Marketing is a very important part of your market farm business.

Yes, farming is a business.

“The purpose of business is to create and keep a customer.” -Peter Drucker

No business can make a profit without garnering some income. That income comes from new and repeat customers. 

No customers, no business.

So, how do you attract customers to your market garden?

Effective marketing.

Let’s start at the beginning.

The marketing circle

The Marketing Circle

The marketing circle asks four questions to help you serve your marketplace.

Brainstorm answers to each of the following questions.

  1. How will the market know I have what it needs?
  2. To whom will I market?
  3. Why will the market want my produce?
  4. What will I market?

If you have completed The Marketing Chart from this article, you can use the one-page picture of your market farm business when asking and answering these 4 questions.

Take your time to consider any and all possibilities. Answering these questions should be kinda fun.

Brand ID

You may think that you don’t need a logo as a market gardener, but you do.

Symbols are shortcuts that convey meaning or a message.

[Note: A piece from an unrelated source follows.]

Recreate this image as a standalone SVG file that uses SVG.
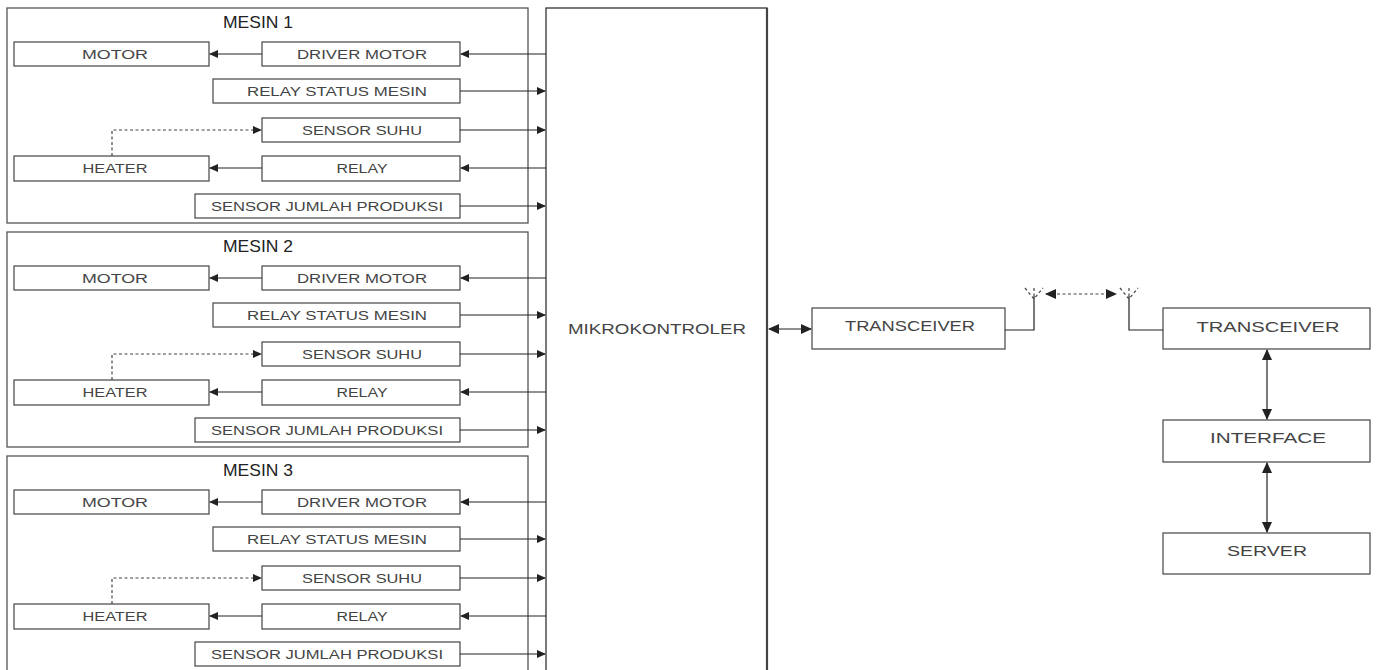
<svg xmlns="http://www.w3.org/2000/svg" width="1381" height="670" viewBox="0 0 1381 670">
<style>
.frame{fill:#fff;stroke:#555;stroke-width:1.3}
.box{fill:#fff;stroke:#444;stroke-width:1.2}
.lbl{font-family:"Liberation Sans",Arial,sans-serif;font-size:12px;fill:#444;text-anchor:middle}
.big{font-family:"Liberation Sans",Arial,sans-serif;font-size:14px;fill:#444;text-anchor:middle}
.ttl{font-family:"Liberation Sans",Arial,sans-serif;font-size:17px;fill:#222;text-anchor:middle}
.ln{stroke:#222;stroke-width:1.2;fill:none}
.dash{stroke:#444;stroke-width:1.2;fill:none;stroke-dasharray:3,2.5}
</style>
<defs>
<marker id="ah" markerUnits="userSpaceOnUse" markerWidth="9" markerHeight="8" refX="8" refY="4" orient="auto-start-reverse">
<path d="M0,0 L9,4 L0,8 z" fill="#222"/>
</marker>
<marker id="ahb" markerUnits="userSpaceOnUse" markerWidth="11" markerHeight="10" refX="10" refY="5" orient="auto-start-reverse">
<path d="M0,0 L11,5 L0,10 z" fill="#222"/>
</marker>
</defs>
<rect width="1381" height="670" fill="#fff"/>

<g id="mesin1">
<rect class="frame" x="7" y="8" width="521" height="215"/>
<text class="ttl" x="258" y="28" textLength="70" lengthAdjust="spacingAndGlyphs">MESIN 1</text>
<g id="m1-motor"><rect class="box" x="14" y="42" width="195" height="24"/><text class="lbl" x="115" y="58.5" textLength="66" lengthAdjust="spacingAndGlyphs">MOTOR</text></g>
<g id="m1-driver"><rect class="box" x="262" y="42" width="198" height="24"/><text class="lbl" x="362" y="58.5" textLength="130" lengthAdjust="spacingAndGlyphs">DRIVER MOTOR</text></g>
<g id="m1-rsm"><rect class="box" x="213" y="79" width="247" height="24"/><text class="lbl" x="337" y="95.5" textLength="180" lengthAdjust="spacingAndGlyphs">RELAY STATUS MESIN</text></g>
<g id="m1-suhu"><rect class="box" x="262" y="118" width="198" height="24"/><text class="lbl" x="362" y="134.5" textLength="120" lengthAdjust="spacingAndGlyphs">SENSOR SUHU</text></g>
<g id="m1-heater"><rect class="box" x="14" y="156" width="195" height="25"/><text class="lbl" x="115" y="173" textLength="65" lengthAdjust="spacingAndGlyphs">HEATER</text></g>
<g id="m1-relay"><rect class="box" x="262" y="156" width="198" height="25"/><text class="lbl" x="362" y="173" textLength="51" lengthAdjust="spacingAndGlyphs">RELAY</text></g>
<g id="m1-sjp"><rect class="box" x="195" y="194" width="265" height="24"/><text class="lbl" x="327" y="210.5" textLength="232" lengthAdjust="spacingAndGlyphs">SENSOR JUMLAH PRODUKSI</text></g>
</g>

<g id="mesin2">
<rect class="frame" x="7" y="232" width="521" height="215"/>
<text class="ttl" x="258" y="252" textLength="70" lengthAdjust="spacingAndGlyphs">MESIN 2</text>
<g id="m2-motor"><rect class="box" x="14" y="266" width="195" height="24"/><text class="lbl" x="115" y="282.5" textLength="66" lengthAdjust="spacingAndGlyphs">MOTOR</text></g>
<g id="m2-driver"><rect class="box" x="262" y="266" width="198" height="24"/><text class="lbl" x="362" y="282.5" textLength="130" lengthAdjust="spacingAndGlyphs">DRIVER MOTOR</text></g>
<g id="m2-rsm"><rect class="box" x="213" y="303" width="247" height="24"/><text class="lbl" x="337" y="319.5" textLength="180" lengthAdjust="spacingAndGlyphs">RELAY STATUS MESIN</text></g>
<g id="m2-suhu"><rect class="box" x="262" y="342" width="198" height="24"/><text class="lbl" x="362" y="358.5" textLength="120" lengthAdjust="spacingAndGlyphs">SENSOR SUHU</text></g>
<g id="m2-heater"><rect class="box" x="14" y="380" width="195" height="25"/><text class="lbl" x="115" y="397" textLength="65" lengthAdjust="spacingAndGlyphs">HEATER</text></g>
<g id="m2-relay"><rect class="box" x="262" y="380" width="198" height="25"/><text class="lbl" x="362" y="397" textLength="51" lengthAdjust="spacingAndGlyphs">RELAY</text></g>
<g id="m2-sjp"><rect class="box" x="195" y="418" width="265" height="24"/><text class="lbl" x="327" y="434.5" textLength="232" lengthAdjust="spacingAndGlyphs">SENSOR JUMLAH PRODUKSI</text></g>
</g>

<g id="mesin3">
<rect class="frame" x="7" y="456" width="521" height="230"/>
<text class="ttl" x="258" y="476" textLength="70" lengthAdjust="spacingAndGlyphs">MESIN 3</text>
<g id="m3-motor"><rect class="box" x="14" y="490" width="195" height="24"/><text class="lbl" x="115" y="506.5" textLength="66" lengthAdjust="spacingAndGlyphs">MOTOR</text></g>
<g id="m3-driver"><rect class="box" x="262" y="490" width="198" height="24"/><text class="lbl" x="362" y="506.5" textLength="130" lengthAdjust="spacingAndGlyphs">DRIVER MOTOR</text></g>
<g id="m3-rsm"><rect class="box" x="213" y="527" width="247" height="24"/><text class="lbl" x="337" y="543.5" textLength="180" lengthAdjust="spacingAndGlyphs">RELAY STATUS MESIN</text></g>
<g id="m3-suhu"><rect class="box" x="262" y="566" width="198" height="24"/><text class="lbl" x="362" y="582.5" textLength="120" lengthAdjust="spacingAndGlyphs">SENSOR SUHU</text></g>
<g id="m3-heater"><rect class="box" x="14" y="604" width="195" height="25"/><text class="lbl" x="115" y="621" textLength="65" lengthAdjust="spacingAndGlyphs">HEATER</text></g>
<g id="m3-relay"><rect class="box" x="262" y="604" width="198" height="25"/><text class="lbl" x="362" y="621" textLength="51" lengthAdjust="spacingAndGlyphs">RELAY</text></g>
<g id="m3-sjp"><rect class="box" x="195" y="642" width="265" height="24"/><text class="lbl" x="327" y="658.5" textLength="232" lengthAdjust="spacingAndGlyphs">SENSOR JUMLAH PRODUKSI</text></g>
</g>

<g id="mikrokontroler">
<rect x="546" y="8" width="221" height="680" fill="#fff" stroke="#333" stroke-width="1.3"/>
<line x1="767" y1="8" x2="767" y2="670" stroke="#444" stroke-width="2.2"/>
<text class="big" x="657" y="334" textLength="178" lengthAdjust="spacingAndGlyphs">MIKROKONTROLER</text>
</g>

<g id="transceiver1"><rect class="box" x="812" y="308" width="193" height="41"/><text class="big" x="910" y="331" textLength="130" lengthAdjust="spacingAndGlyphs">TRANSCEIVER</text></g>
<g id="transceiver2"><rect class="box" x="1163" y="308" width="207" height="41"/><text class="big" x="1268" y="332" textLength="143" lengthAdjust="spacingAndGlyphs">TRANSCEIVER</text></g>
<g id="interface"><rect class="box" x="1163" y="420" width="207" height="42"/><text class="big" x="1268" y="443" textLength="116" lengthAdjust="spacingAndGlyphs">INTERFACE</text></g>
<g id="server"><rect class="box" x="1163" y="533" width="207" height="41"/><text class="big" x="1267" y="556" textLength="80" lengthAdjust="spacingAndGlyphs">SERVER</text></g>
<g id="antenna1"><path class="ln" d="M1005,330 H1034 V296" stroke-width="1.6"/><path class="dash" d="M1025,288 L1034,299 L1043,288 M1034,288 V296" stroke-dasharray="2.5,1.5"/></g>
<g id="antenna2"><path class="ln" d="M1163,330 H1129 V296" stroke-width="1.6"/><path class="dash" d="M1120,288 L1129,299 L1138,288 M1129,288 V296" stroke-dasharray="2.5,1.5"/></g>

<g id="connectors">
<g id="c-m1">
<line class="ln" x1="546" y1="54" x2="461" y2="54" marker-end="url(#ah)"/>
<line class="ln" x1="262" y1="54" x2="210" y2="54" marker-end="url(#ah)"/>
<line class="ln" x1="460" y1="91" x2="545" y2="91" marker-end="url(#ah)"/>
<line class="ln" x1="460" y1="130" x2="545" y2="130" marker-end="url(#ah)"/>
<path class="dash" d="M112,156 V130 H261" marker-end="url(#ah)"/>
<line class="ln" x1="546" y1="168" x2="461" y2="168" marker-end="url(#ah)"/>
<line class="ln" x1="262" y1="168" x2="210" y2="168" marker-end="url(#ah)"/>
<line class="ln" x1="460" y1="206" x2="545" y2="206" marker-end="url(#ah)"/>
</g>
<g id="c-m2">
<line class="ln" x1="546" y1="278" x2="461" y2="278" marker-end="url(#ah)"/>
<line class="ln" x1="262" y1="278" x2="210" y2="278" marker-end="url(#ah)"/>
<line class="ln" x1="460" y1="315" x2="545" y2="315" marker-end="url(#ah)"/>
<line class="ln" x1="460" y1="354" x2="545" y2="354" marker-end="url(#ah)"/>
<path class="dash" d="M112,380 V354 H261" marker-end="url(#ah)"/>
<line class="ln" x1="546" y1="392" x2="461" y2="392" marker-end="url(#ah)"/>
<line class="ln" x1="262" y1="392" x2="210" y2="392" marker-end="url(#ah)"/>
<line class="ln" x1="460" y1="430" x2="545" y2="430" marker-end="url(#ah)"/>
</g>
<g id="c-m3">
<line class="ln" x1="546" y1="502" x2="461" y2="502" marker-end="url(#ah)"/>
<line class="ln" x1="262" y1="502" x2="210" y2="502" marker-end="url(#ah)"/>
<line class="ln" x1="460" y1="539" x2="545" y2="539" marker-end="url(#ah)"/>
<line class="ln" x1="460" y1="578" x2="545" y2="578" marker-end="url(#ah)"/>
<path class="dash" d="M112,604 V578 H261" marker-end="url(#ah)"/>
<line class="ln" x1="546" y1="616" x2="461" y2="616" marker-end="url(#ah)"/>
<line class="ln" x1="262" y1="616" x2="210" y2="616" marker-end="url(#ah)"/>
<line class="ln" x1="460" y1="654" x2="545" y2="654" marker-end="url(#ah)"/>
</g>
<line class="ln" x1="769" y1="329" x2="811" y2="329" stroke-width="1.8" marker-start="url(#ahb)" marker-end="url(#ahb)"/>
<line class="dash" x1="1046" y1="294" x2="1116" y2="294" stroke-width="1.4" marker-start="url(#ahb)" marker-end="url(#ahb)"/>
<line class="ln" x1="1267" y1="350" x2="1267" y2="419" stroke-width="1.8" marker-start="url(#ahb)" marker-end="url(#ahb)"/>
<line class="ln" x1="1267" y1="463" x2="1267" y2="532" stroke-width="1.8" marker-start="url(#ahb)" marker-end="url(#ahb)"/>
</g>
</svg>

Why not use this advantage to promote your own farm business?

A unified look makes it easier for anyone (new and old customers) to readily identify you.

Use your logo on social media pages, farm cheques, business cards, farmer’s market signage, farm stand signage, produce bags, case labels, CSA boxes, t-shirts, hats, stickers, letterheads, and the list goes on and on.

Don’t worry if you don’t know how to make a logo, you can a great logo cheaply made from Fiverr. 

We are in the process of getting one made by this logo designer right now for under $40. You can get a logo made for under $10 if you wanted to. 

You really just want to make it easier for your customers to find you. They see your logo at the farmer’s market or grocery store and beeline it over to purchase your products because they are awesome and trust you as a grower. 

This brings me to my next point.

Act Professional

Even when you don’t consider yourself a professional, act like you are.

Like it or not, you are a business person and need to interact with the public and act professionally while doing so.

Here’s what you have to do to at least appear professional:

Stick to your commitments: Deliver in full and on time, or better yet over-deliver.

Be Punctual: Being on time for meetings, appointments, work with employees, and get-togethers show that you care about and have respect for other people involved.

Consistency: Calling in orders at the same time of the week is helpful to buyers-  they can count on you like clockwork.

Be Considerate: Ask your buyers what works best for them, and try to accommodate their wishes.

Some negotiation may be necessary but your willingness to work out an answer that suits both parties only strengthens a relationship.

Truly sustainable business happens when every player on the food chain is content. That includes you and them.

Responding to Others: If someone calls you, call them back in a timely manner, no matter what the issue is. People don’t forget the time they called and never got a return phone call. The same goes for email and any other forms of communication you have with clients.


Growing high-quality produce is the lynchpin of a small-scale grower’s business.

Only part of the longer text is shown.